■ **Given task**:
Copy the material below verbatim from the line with "Convert this chart to Plotly code." to the line with "day_ticks = list(range(1, 32))", both lines included, omitting pictures and every line outside that range.

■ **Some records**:
↓↓↓
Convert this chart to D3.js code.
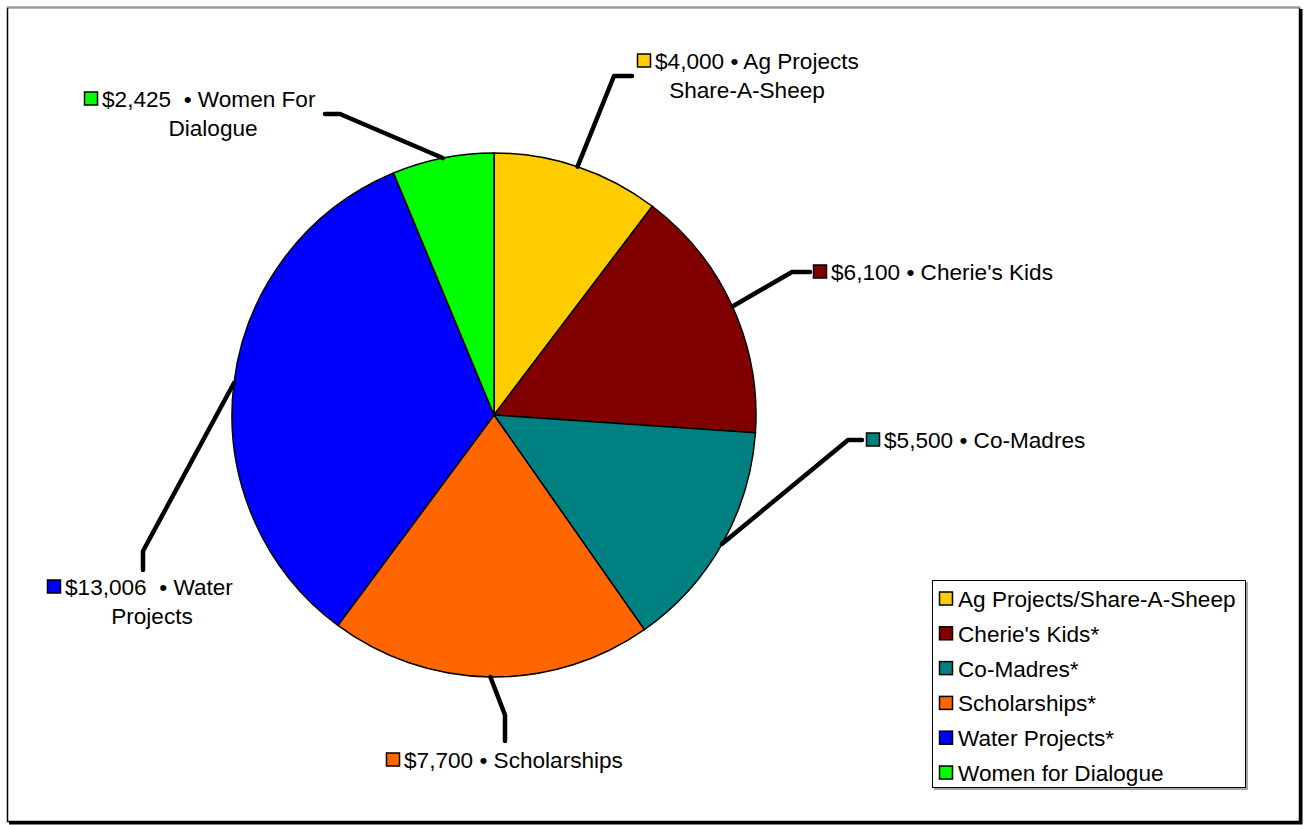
<!DOCTYPE html>
<html>
<head>
<meta charset="utf-8">
<script src="https://cdn.jsdelivr.net/npm/d3@7"></script>
<style>
  body { margin: 0; background: #fff; }
  svg text { font-family: "Liberation Sans", Arial, sans-serif; font-size: 22.6px; fill: #000; }
</style>
</head>
<body>
<svg id="chart" width="1304" height="825"></svg>
<script>
// data
var categories = ["Ag Projects/Share-A-Sheep", "Cherie's Kids*", "Co-Madres*", "Scholarships*", "Water Projects*", "Women for Dialogue"];
var amounts = [4000, 6100, 5500, 7700, 13006, 2425];
var amountLabels = ["$4,000", "$6,100", "$5,500", "$7,700", "$13,006 ", "$2,425 "];
var shortNames = [["Ag Projects", "Share-A-Sheep"], ["Cherie's Kids"], ["Co-Madres"], ["Scholarships"], ["Water", "Projects"], ["Women For", "Dialogue"]];
var colors = ["#FFCC00", "#800000", "#008080", "#FF6600", "#0000FF", "#00FF00"];

// where each callout label sits (square x, row centre y, elbow point, 2nd line centre)
var callouts = [
  { sx: 637, y: 61, elbow: [614, 76], end: [632, 76], cx2: 747 },
  { sx: 813, y: 272, elbow: [792, 272], end: [810, 272] },
  { sx: 866, y: 440, elbow: [848, 440], end: [862, 440] },
  { sx: 386, y: 760, elbow: [505, 715], end: [505, 741] },
  { sx: 47, y: 587, elbow: [143, 551], end: [143, 570], cx2: 152 },
  { sx: 84, y: 99, elbow: [340, 114], end: [325, 114], cx2: 213 }
];

var svg = d3.select("#chart");

// outer frame with a little shadow on the right and bottom
svg.append("rect").attr("x", 7.5).attr("y", 7.5).attr("width", 1292).attr("height", 814)
  .attr("fill", "#fff").attr("stroke", "#000").attr("stroke-width", 1.5);
svg.append("line").attr("x1", 7).attr("x2", 1300).attr("y1", 7.5).attr("y2", 7.5)
  .attr("stroke", "#999").attr("stroke-width", 1.5);
svg.append("polyline").attr("points", "1301,9 1301,823 9,823")
  .attr("fill", "none").attr("stroke", "#000").attr("stroke-width", 3);

var cx = 494, cy = 415, r = 262;

var pie = d3.pie().sort(null).value(function (d) { return d; });
var arcs = pie(amounts);
var arc = d3.arc().innerRadius(0).outerRadius(r);

var g = svg.append("g").attr("transform", "translate(" + cx + "," + cy + ")");
g.selectAll("path.slice").data(arcs).enter().append("path")
  .attr("class", "slice")
  .attr("d", arc)
  .attr("fill", function (d, i) { return colors[i]; })
  .attr("stroke", "#000").attr("stroke-width", 1.5);

// leader lines from the middle of each slice edge
arcs.forEach(function (d, i) {
  var mid = (d.startAngle + d.endAngle) / 2;
  var px = cx + r * Math.sin(mid), py = cy - r * Math.cos(mid);
  var c = callouts[i];
  svg.append("polyline")
    .attr("points", [[px, py], c.elbow, c.end].map(function (p) { return p.join(","); }).join(" "))
    .attr("fill", "none").attr("stroke", "#000").attr("stroke-width", 4.5)
    .attr("stroke-linejoin", "round").attr("stroke-linecap", "round");
});

// callout labels
var sq = 13;
callouts.forEach(function (c, i) {
  svg.append("rect").attr("x", c.sx + 0.5).attr("y", c.y - 7).attr("width", sq).attr("height", sq)
    .attr("fill", colors[i]).attr("stroke", "#000").attr("stroke-width", 1.5);
  svg.append("text").attr("x", c.sx + 18).attr("y", c.y + 8)
    .attr("xml:space", "preserve")
    .text(amountLabels[i] + " \u2022 " + shortNames[i][0]);
  if (shortNames[i][1]) {
    svg.append("text").attr("x", c.cx2).attr("y", c.y + 8 + 29)
      .attr("text-anchor", "middle")
      .text(shortNames[i][1]);
  }
});

// legend
var legend = svg.append("g");
legend.append("polyline").attr("points", "1247,582 1247,789 934,789")
  .attr("fill", "none").attr("stroke", "#888").attr("stroke-width", 1.5);
legend.append("rect").attr("x", 932.5).attr("y", 580.5).attr("width", 313).attr("height", 207)
  .attr("fill", "#fff").attr("stroke", "#000").attr("stroke-width", 1);
var ly = d3.scalePoint().domain(categories).range([599, 773]);
categories.forEach(function (name, i) {
  legend.append("rect").attr("x", 939.5).attr("y", ly(name) - 7).attr("width", sq).attr("height", sq)
    .attr("fill", colors[i]).attr("stroke", "#000").attr("stroke-width", 1.5);
  legend.append("text").attr("x", 958).attr("y", ly(name) + 8).text(name);
});
</script>
</body>
</html>
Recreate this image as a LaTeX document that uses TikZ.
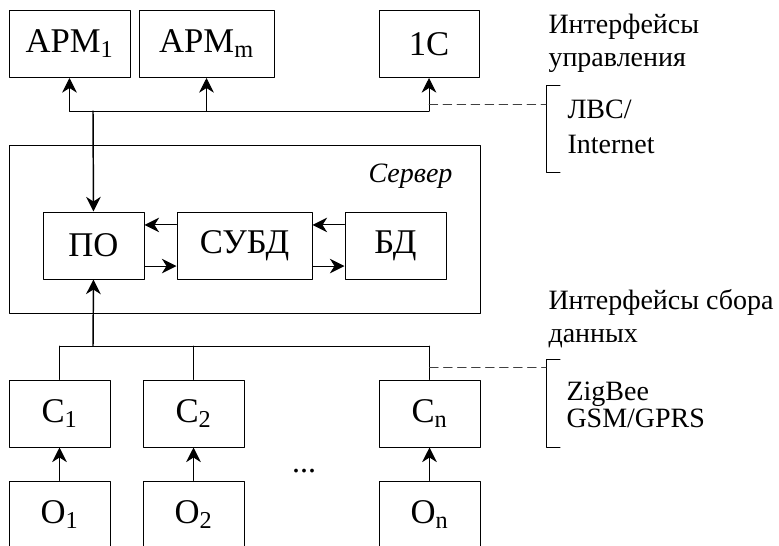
\documentclass[tikz,border=0pt]{standalone}
\usepackage{fontspec}
\setmainfont{Liberation Serif}
\usetikzlibrary{arrows.meta}
\begin{document}
\begin{tikzpicture}[x=0.75pt, y=-0.75pt, line cap=round, line join=round, line width=0.75pt, >={Stealth[length=11pt, width=11pt, inset=3.5pt]}]
	\tikzset{box style/.style={draw, inner sep=0pt, minimum height=50.25pt, font=\fontsize{26}{30}\selectfont},
		label style/.style={inner sep=0pt, anchor=base west, align=left, font=\fontsize{21}{24.75}\selectfont},
		link style/.style={dash pattern=on 6.5pt off 4pt, draw=black!75}}
	\useasboundingbox (0,0) rectangle (779,546);
	% interfaces
	\node[box style, minimum width=90.75pt] (APM1) at (69.5,44) {АРМ\textsubscript{1}};
	\node[box style, minimum width=101.25pt] (APMm) at (206.5,44) {АРМ\textsubscript{m}};
	\node[box style, minimum width=75pt] (OneC) at (429,44) {1С};
	% server
	\node[draw, minimum width=353.25pt, minimum height=126pt] (server) at (244.5,229) {};
	\node[anchor=base east, inner sep=0pt, font=\fontsize{21}{24}\selectfont\itshape] (srvname) at (453,182) {Сервер};
	\node[box style, minimum width=75.75pt] (PO) at (93.5,245.5) {ПО};
	\node[box style, minimum width=101.25pt] (SUBD) at (244.5,245.5) {СУБД};
	\node[box style, minimum width=75.75pt] (BD) at (395.5,245.5) {БД};
	% collectors and objects
	\foreach \i/\x in {1/59.5, 2/193.5, n/429.5} {
		\node[box style, minimum width=75.75pt] (C\i) at (\x,413.5) {С\textsubscript{\i}};
		\node[box style, minimum width=75.75pt] (O\i) at (\x,514.5) {О\textsubscript{\i}};
		\draw[->] (O\i.north) -- (C\i.south);
	}
	\node[inner sep=0pt, anchor=base, font=\fontsize{24}{28}\selectfont] (dots) at (304,472) {...};
	% buses
	\coordinate (top bus) at (93,111);
	\coordinate (bottom bus) at (93,346);
	\draw (APM1.south |- top bus) -- (OneC.south |- top bus);
	\foreach \n in {APM1, APMm, OneC}
		\draw[->] (\n.south |- top bus) -- (\n.south);
	\draw[->, line width=1.1pt] (top bus) -- (PO.north);
	\draw (C1.north |- bottom bus) -- (Cn.north |- bottom bus);
	\foreach \n in {C1, C2, Cn}
		\draw (\n.north |- bottom bus) -- (\n.north);
	\draw[->, line width=1.1pt] (bottom bus) -- (PO.south);
	\draw[->] ([yshift=15.4pt]SUBD.west) -- ([yshift=15.4pt]PO.east);
	\draw[->] ([yshift=-15.4pt]PO.east) -- ([yshift=-15.4pt]SUBD.west);
	\draw[->] ([yshift=15.4pt]BD.west) -- ([yshift=15.4pt]SUBD.east);
	\draw[->] ([yshift=-15.4pt]SUBD.east) -- ([yshift=-15.4pt]BD.west);
	% brackets
	\coordinate (net top) at (546,85);
	\coordinate (net bottom) at (546,172);
	\coordinate (radio top) at (546,359);
	\coordinate (radio bottom) at (546,447);
	\draw (560,85) -- (net top) -- (net bottom) -- (560,172);
	\draw (560,359) -- (radio top) -- (radio bottom) -- (560,447);
	\draw[link style] (OneC.south |- 0,104) -- (net top |- 0,104);
	\draw[link style] (Cn.north |- 0,367) -- (radio top |- 0,367);
	% texts (base = last line)
	\node[label style] (ctrl) at (548,66) {Интерфейсы\\управления};
	\node[label style, font=\fontsize{21}{26.25}\selectfont] (net) at (567,153) {ЛВС/\\Internet};
	\node[label style] (collect) at (548,342) {Интерфейсы сбора\\данных};
	\node[label style, font=\fontsize{21}{20.25}\selectfont] (radio) at (566,427) {ZigBee\\GSM/GPRS};
\end{tikzpicture}
\end{document}
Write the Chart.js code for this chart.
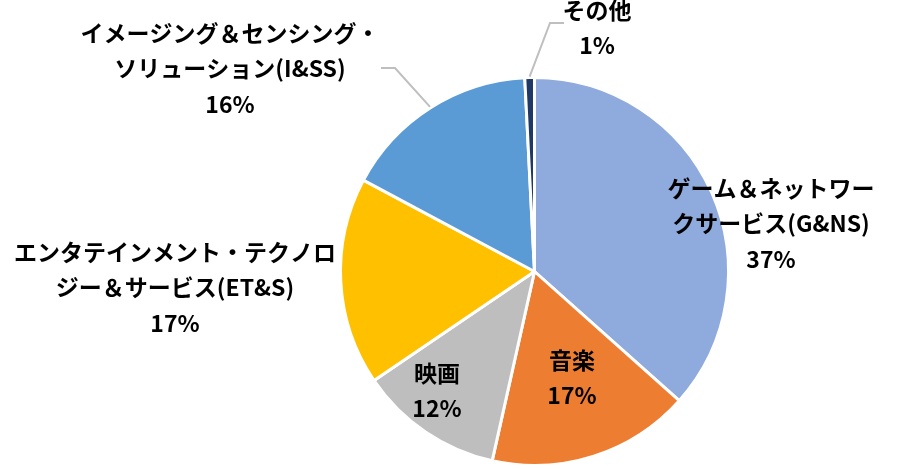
<!DOCTYPE html>
<html>
<head>
<meta charset="utf-8">
<script src="https://cdn.jsdelivr.net/npm/chart.js@4.4.1/dist/chart.umd.min.js"></script>
<style>
  html, body { margin: 0; padding: 0; background: #fff; }
  #wrap { width: 907px; height: 469px; position: relative; }
</style>
</head>
<body>
<div id="wrap"><canvas id="chart"></canvas></div>
<script>
// segment names (each line of the label), values in %
const categories = [
  ['ゲーム＆ネットワー', 'クサービス(G&NS)'],
  ['音楽'],
  ['映画'],
  ['エンタテインメント・テクノロ', 'ジー＆サービス(ET&S)'],
  ['イメージング＆センシング・', 'ソリューション(I&SS)'],
  ['その他']
]
const values = [36.6, 16.9, 12.0, 17.3, 16.4, 0.8]
const colors = ['#8faadc', '#ed7d31', '#bebebe', '#ffc000', '#5b9bd5', '#203864']

// where each label block sits (center x, first line y) and whether it gets a leader line
const labelPos = [
  {x: 771, y: 188},
  {x: 572, y: 360},
  {x: 437, y: 373},
  {x: 175, y: 252},
  {x: 230, y: 33, leader: {x1: 381, x2: 395, y: 68}},
  {x: 597, y: 10, leader: {x1: 564, x2: 550, y: 23}}
]

const lineH = 35.5

const labelPlugin = {
  id: 'pieLabels',
  afterDatasetsDraw(chart) {
    const ctx = chart.ctx
    const meta = chart.getDatasetMeta(0)
    ctx.save()
    meta.data.forEach((arc, i) => {
      const p = labelPos[i]
      if (p.leader) {
        const mid = (arc.startAngle + arc.endAngle) / 2
        const r = arc.outerRadius + 1
        ctx.strokeStyle = '#bfbfbf'
        ctx.lineWidth = 2
        ctx.beginPath()
        ctx.moveTo(p.leader.x1, p.leader.y)
        ctx.lineTo(p.leader.x2, p.leader.y)
        ctx.lineTo(arc.x + r * Math.cos(mid), arc.y + r * Math.sin(mid))
        ctx.stroke()
      }
      const lines = categories[i].concat([Math.round(values[i]) + '%'])
      ctx.fillStyle = '#000'
      ctx.font = 'bold 23px "Noto Sans CJK JP"'
      ctx.textAlign = 'center'
      ctx.textBaseline = 'middle'
      lines.forEach((t, k) => ctx.fillText(t, p.x, p.y + k * lineH))
    })
    ctx.restore()
  }
}

new Chart(document.getElementById('chart'), {
  type: 'pie',
  data: {
    labels: categories.map(c => c.join('')),
    datasets: [{
      data: values,
      backgroundColor: colors,
      borderColor: '#ffffff',
      borderWidth: 3
    }]
  },
  options: {
    responsive: true,
    maintainAspectRatio: false,
    animation: false,
    layout: {padding: {left: 163, right: 1, top: 76, bottom: 2}},
    plugins: {
      legend: {display: false},
      tooltip: {enabled: false}
    }
  },
  plugins: [labelPlugin]
})
</script>
</body>
</html>
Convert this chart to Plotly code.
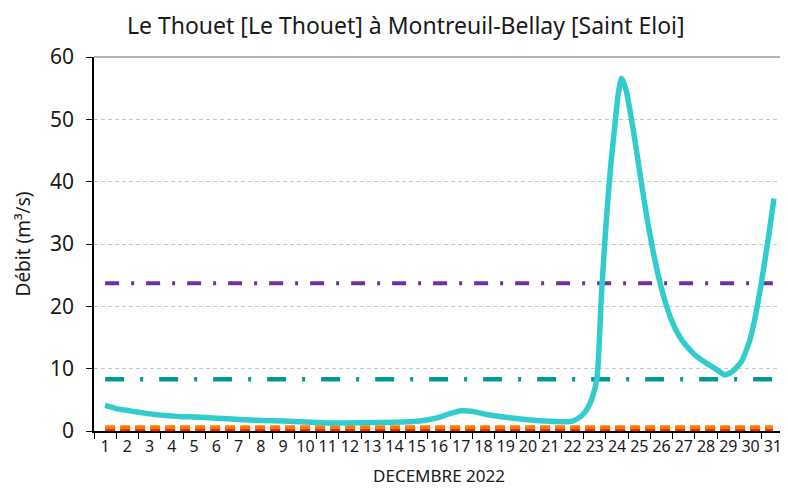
import plotly.graph_objects as go

# ---- data ----
title_text = "Le Thouet [Le Thouet] à Montreuil-Bellay [Saint Eloi]"
day_labels = [str(d) for d in range(1, 32)]
day_ticks = list(range(1, 32))

flow_days = [1.0, 1.5, 2.0, 2.5, 3.0, 3.5, 4.0, 4.5, 5.0, 6.0, 7.0, 8.0, 9.0, 10.0,
             11.0, 12.0, 13.0, 14.0, 15.0, 15.5, 16.0, 16.5, 17.0, 17.5, 18.0, 18.5,
             19.0, 19.5, 20.0, 20.5, 21.0, 21.5, 22.0, 22.4, 22.7, 22.9, 23.1, 23.3,
             23.5, 23.7, 23.9, 24.05, 24.2, 24.4, 24.6, 24.8, 25.0, 25.4, 25.9, 26.2,
             26.5, 26.8, 27.1, 27.5, 28.0, 28.5, 28.85, 29.2, 29.6, 30.0, 30.3, 30.5,
             30.8, 31.05]
flow_values = [4.1, 3.6, 3.3, 3.0, 2.75, 2.55, 2.4, 2.3, 2.25, 2.05, 1.85, 1.7, 1.6, 1.45,
               1.3, 1.3, 1.35, 1.4, 1.55, 1.8, 2.2, 2.8, 3.25, 3.15, 2.75, 2.45,
               2.2, 2.0, 1.8, 1.65, 1.55, 1.5, 1.6, 2.4, 3.8, 5.5, 8.5, 22.0,
               33.0, 42.0, 49.0, 54.0, 56.6, 54.8, 51.0, 46.7, 42.0, 33.0, 24.2, 20.3,
               17.3, 15.2, 13.7, 12.2, 10.9, 9.8, 9.0, 9.6, 11.2, 15.0, 20.0, 24.2,
               31.0, 37.3]

threshold_days = [1, 31]
threshold_purple = [23.7, 23.7]
threshold_teal = [8.3, 8.3]
threshold_orange = [0.6, 0.6]
threshold_red = [0.3, 0.3]

FONT = "Noto Sans"
TXT = "#1a1a1a"

fig = go.Figure()

fig.add_trace(go.Scatter(x=threshold_days, y=threshold_red, mode="lines",
                         line=dict(color="#FF1A00", width=4, dash="10px,5px"),
                         hoverinfo="skip", showlegend=False))
fig.add_trace(go.Scatter(x=threshold_days, y=threshold_orange, mode="lines",
                         line=dict(color="#FF7A00", width=4, dash="10px,5px"),
                         hoverinfo="skip", showlegend=False))
fig.add_trace(go.Scatter(x=threshold_days, y=threshold_teal, mode="lines",
                         line=dict(color="#009A96", width=4.5, dash="19px,16px,3px,16px"),
                         hoverinfo="skip", showlegend=False))
fig.add_trace(go.Scatter(x=threshold_days, y=threshold_purple, mode="lines",
                         line=dict(color="#7030A0", width=4, dash="14px,12px,3px,12px"),
                         hoverinfo="skip", showlegend=False))
fig.add_trace(go.Scatter(x=flow_days, y=flow_values, mode="lines",
                         line=dict(color="#33CCCC", width=5.5, shape="spline", smoothing=0.6),
                         showlegend=False))

fig.update_layout(
    width=780, height=481,
    margin=dict(l=86, r=4, t=49, b=58),
    paper_bgcolor="white", plot_bgcolor="white",
    title=dict(text=title_text, x=0.51, xanchor="center", y=0.962, yanchor="middle",
               font=dict(family=FONT, size=23, color=TXT)),
    font=dict(family=FONT, color=TXT),
    xaxis=dict(range=[0.5, 31.5], tickmode="array", tickvals=day_ticks, ticktext=day_labels,
               tickangle=0, ticks="", showgrid=False, zeroline=False,
               showline=True, linecolor="black", linewidth=1.5,
               tickfont=dict(family=FONT, size=16, color=TXT),
               minor=dict(tickmode="linear", tick0=0.5, dtick=1, ticks="outside",
                          ticklen=6, tickcolor="black", tickwidth=1.3, showgrid=False),
               title=dict(text="DECEMBRE 2022", standoff=14,
                          font=dict(family=FONT, size=17, color=TXT))),
    yaxis=dict(range=[0, 60], tickmode="array", tickvals=[0, 10, 20, 30, 40, 50, 60],
               ticks="outside", ticklen=6, tickcolor="black", tickwidth=1.3,
               ticklabelstandoff=8,
               showgrid=True, gridcolor="#C8C8C8", griddash="4px,3px", gridwidth=1,
               zeroline=False, showline=True, linecolor="black", linewidth=1.5,
               tickfont=dict(family=FONT, size=21, color=TXT),
               title=dict(text="Débit (m³/s)", standoff=14,
                          font=dict(family=FONT, size=19, color=TXT))),
    shapes=[
        dict(type="line", xref="paper", yref="paper", x0=0, x1=1, y0=1, y1=1,
             line=dict(color="#9A9A9A", width=1.3), layer="below"),
        dict(type="line", xref="paper", yref="paper", x0=1, x1=1, y0=0, y1=1,
             line=dict(color="#9A9A9A", width=1.3), layer="below"),
    ],
)

fig.write_html("out.html")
↑↑↑
■ **Written solution**:
Convert this chart to Plotly code.
import plotly.graph_objects as go

# ---- data ----
title_text = "Le Thouet [Le Thouet] à Montreuil-Bellay [Saint Eloi]"
day_labels = [str(d) for d in range(1, 32)]
day_ticks = list(range(1, 32))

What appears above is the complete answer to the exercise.